Your favourite trend?
We really enjoyed the industrial trend that came into the market over the last few years. We designed a series of pieces with this in mind — such as our wine rack range — by incorporating copper piping into the pieces.
What’s your most treasured possession?
When I was finishing my trade, I worked alongside an older man that had worked all over the world and when I was leaving he gifted me a pocket knife.
This has been in my pocket every day at work since.
It has been lost and found several times and was even accidently packed into our first big order going out to the USA, of which there was about 30 boxes — luckily it was found in the first few we had to reopen!
Who is your favourite designer or style inspiration?
With my background in joinery, I worked on many projects on listed Georgian buildings which has influenced my design style.
Also, as we are relatively new to the retail side of the market we look at the way other great Irish companies, such as Waterford Crystal and Belleek Pottery, do things.
Then you have to put your own stamp on things and because our products are made from a natural materials, we take a lot of inspiration from the countryside.
What would be a dream project for you to work on?
We are working on a dream project as we speak.
Both I and my sister Louise, who works in the business, are alumni of Trinity College and we were approached by the college to work on a project with them.
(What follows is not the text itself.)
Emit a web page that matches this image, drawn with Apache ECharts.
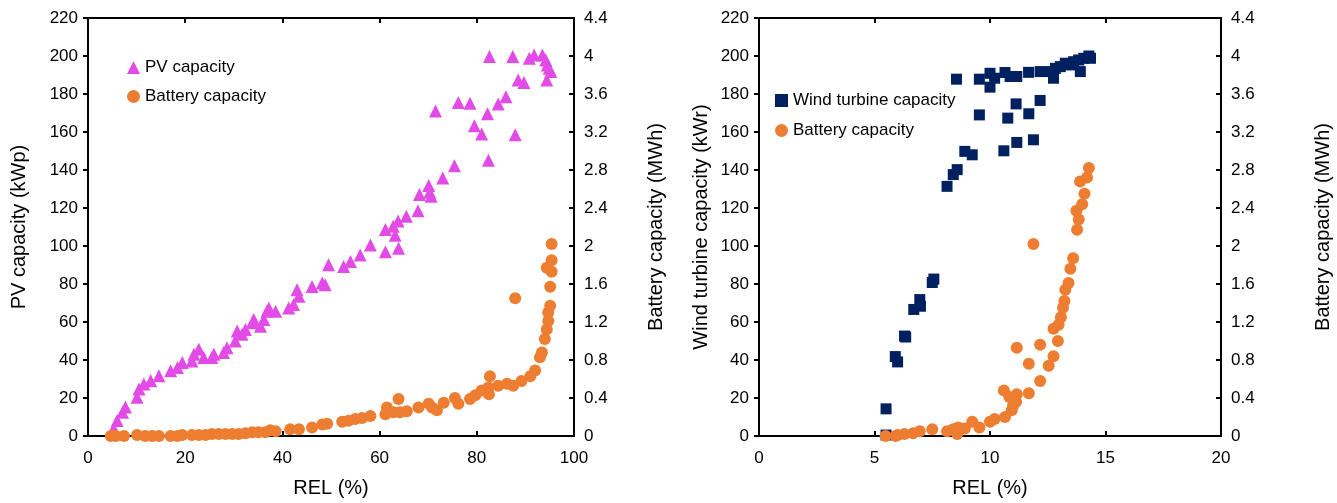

This entailed taking away trees from the college that had fallen or had to be taken down.
This timber had to be put through a number of processes to get it to a point where it was usable.
We are now at the stage where we are beginning to design and make the Trinity Timber Project range, made from timber taken from Trinity by alumni of Trinity to make products based on the heritage of the college itself.
Have you any design tips?
Approach things with an open mind and don’t be afraid of criticism.